The garments segment posted a loss of Rs 12 lakh for the quarter. This loss is probably the result of amortisation of the acquisition costs of the garment business of Rs 18.56 crore.

The insulator division sales rose 33 per cent to Rs 59.8 crore from Rs 44.8 crore in the corresponding previous period. Exports stood at Rs 25.9 crore, up 39 per cent.

The textile division is feeling the heat of the global recession. Turnover was down 16 per cent to Rs 73.5 crore from Rs 87.4 crore for the corresponding previous period. The company has been emphasising on value-added products, removing bottlenecks in machine imbalances and rightsizing.

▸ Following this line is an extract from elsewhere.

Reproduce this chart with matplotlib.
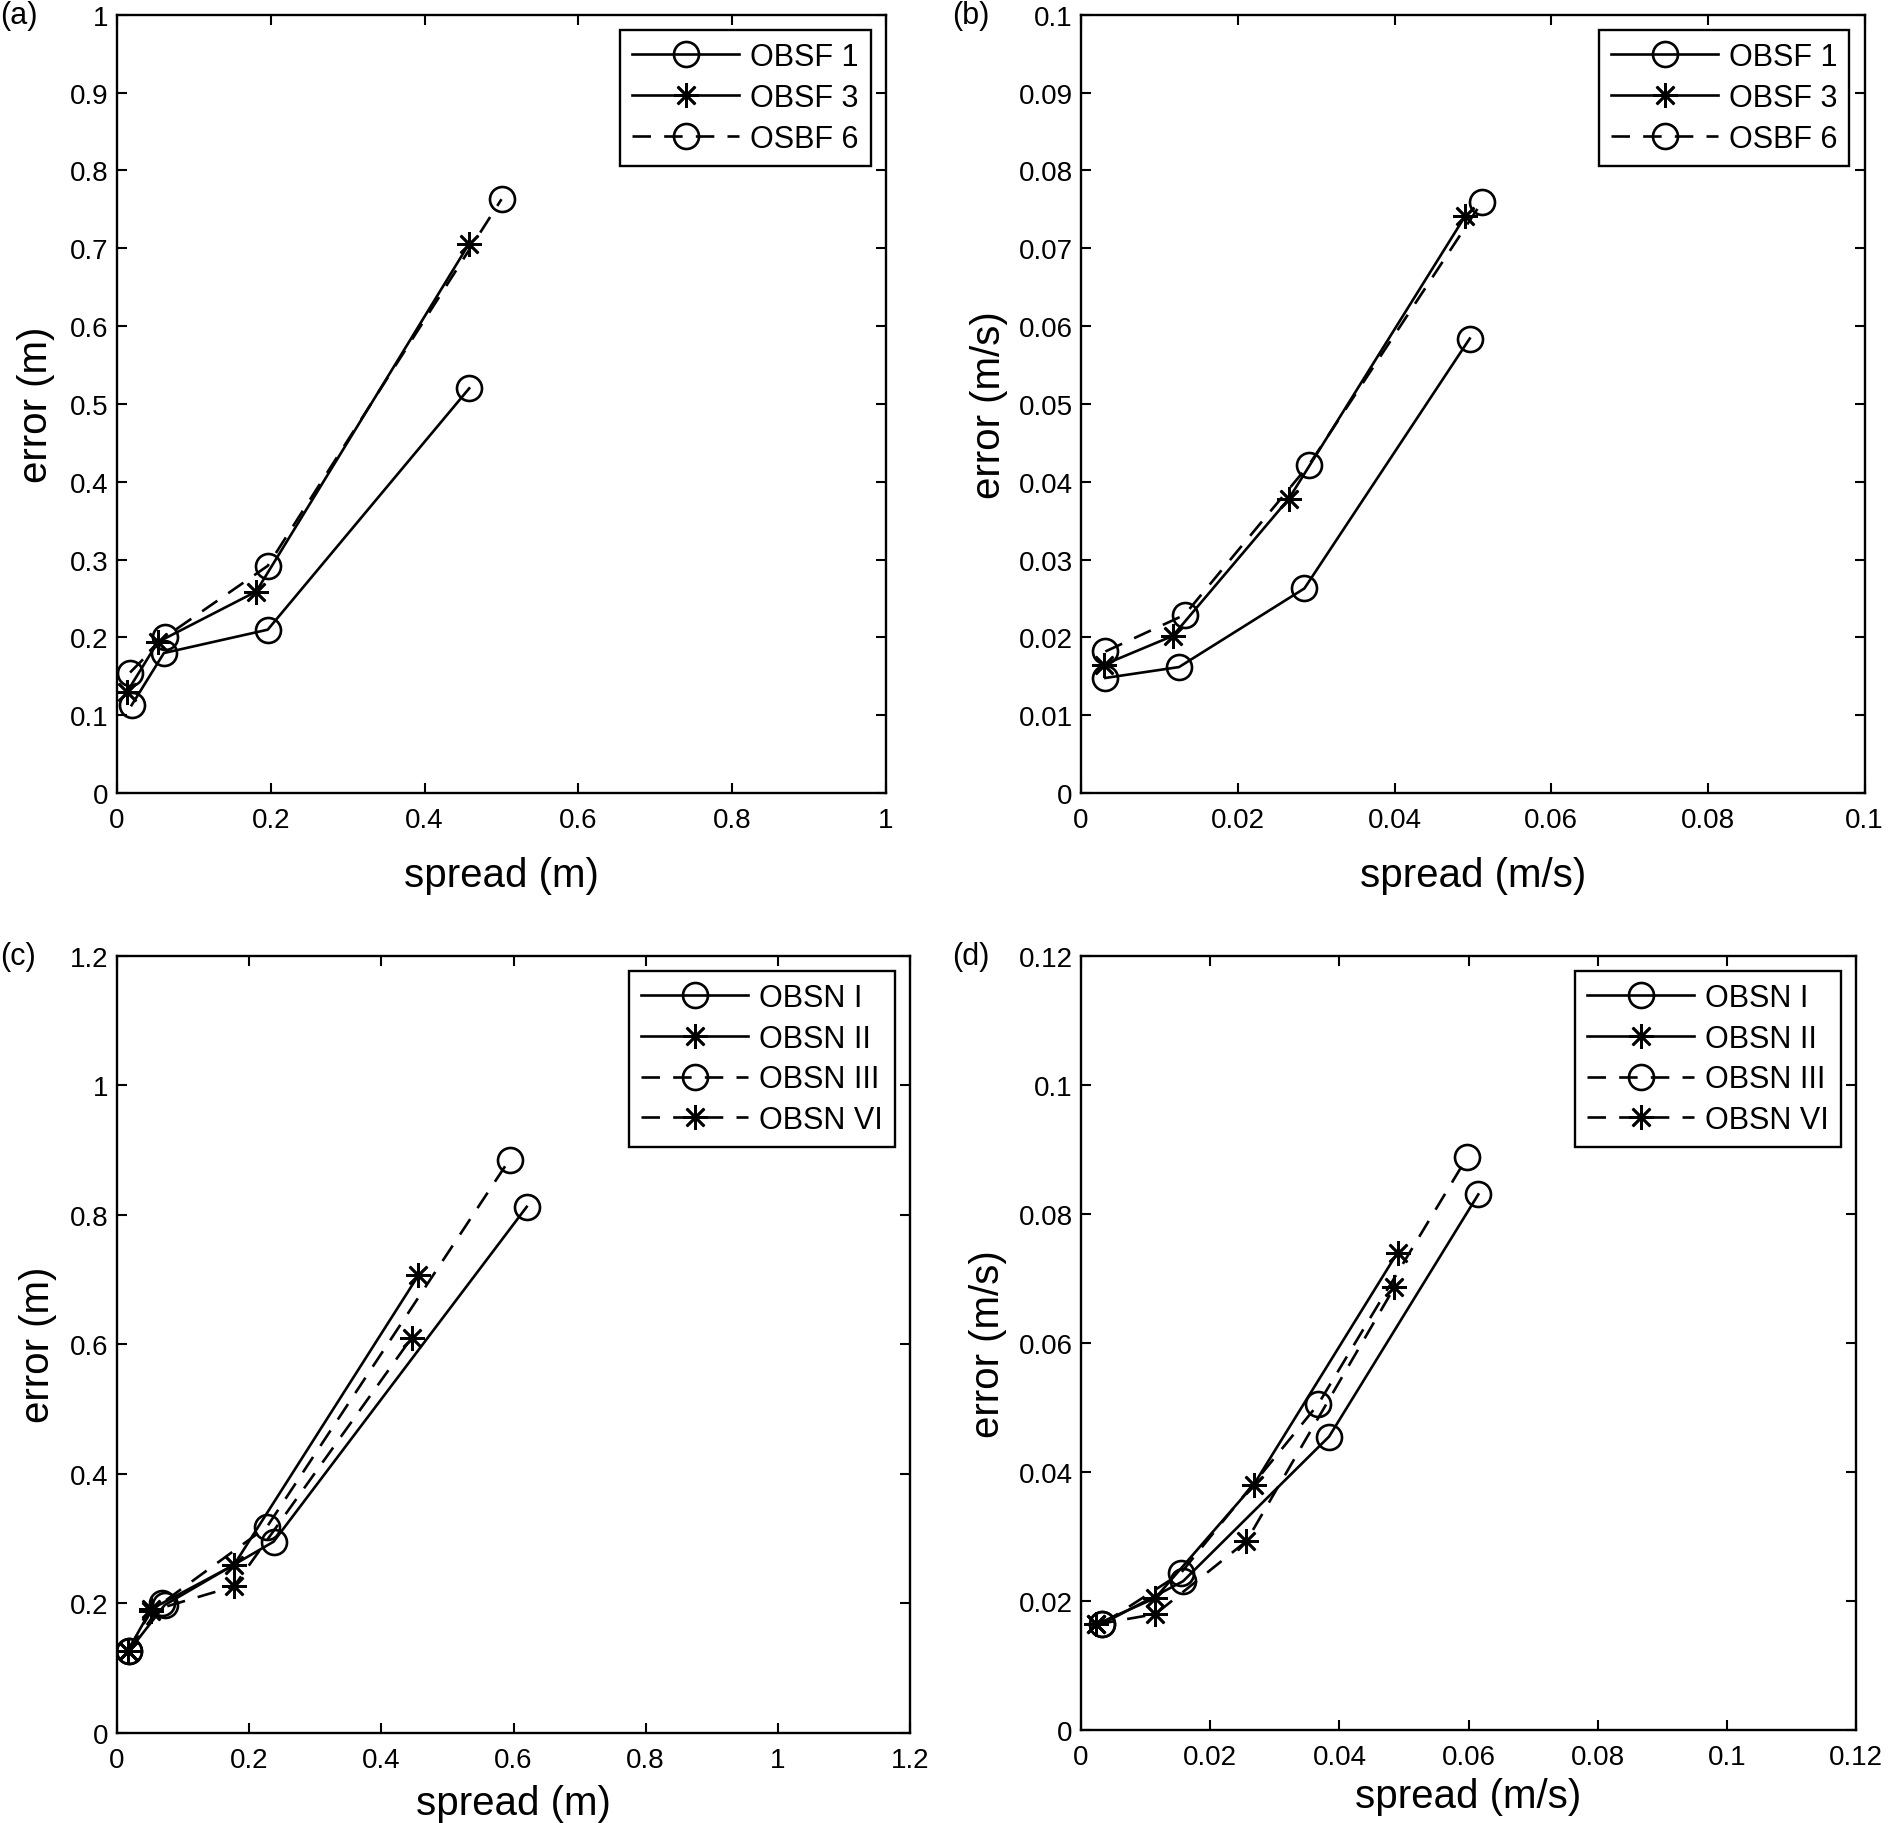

For the company as a whole, the nine-month figures are slightly better, with sales at Rs 1,077.99 crore, up 1.40 per cent from Rs 1,063.10 crore. Operating profit, however, fell 2 per cent to Rs 143.68 crore. This was on the back of a fall in margins from 13.74 per cent to 13.33 per cent. There is unlikely to be a recovery for the textile division as the fabric industry is in midst of over-capacity problems.

Carbon black growth prospects are uncertain as it depends on the pick-up of economy fundamentals.

In the last two years, Indian Rayon has tried to restructure and move its operations up the value chain. Madura Garments is the only real driver of growth. Once margins improve in the garments division, the bottomline is expected to pick up.

As of now, a fair amount is going into amortisation and the division will continue to have low margins until the capital spent on garments is completely amortised.

The next quarter will probably make up for the losses made in the December 2001 quarter as the rayon plant strike has been resolved and the VRS payment is a one-time expenditure.

The earnings per share stands at Rs 9.74, translating into a price-to-earnings multiple of 6.7, based on the current market price of Rs 67. Shareholders can hold on to the shares.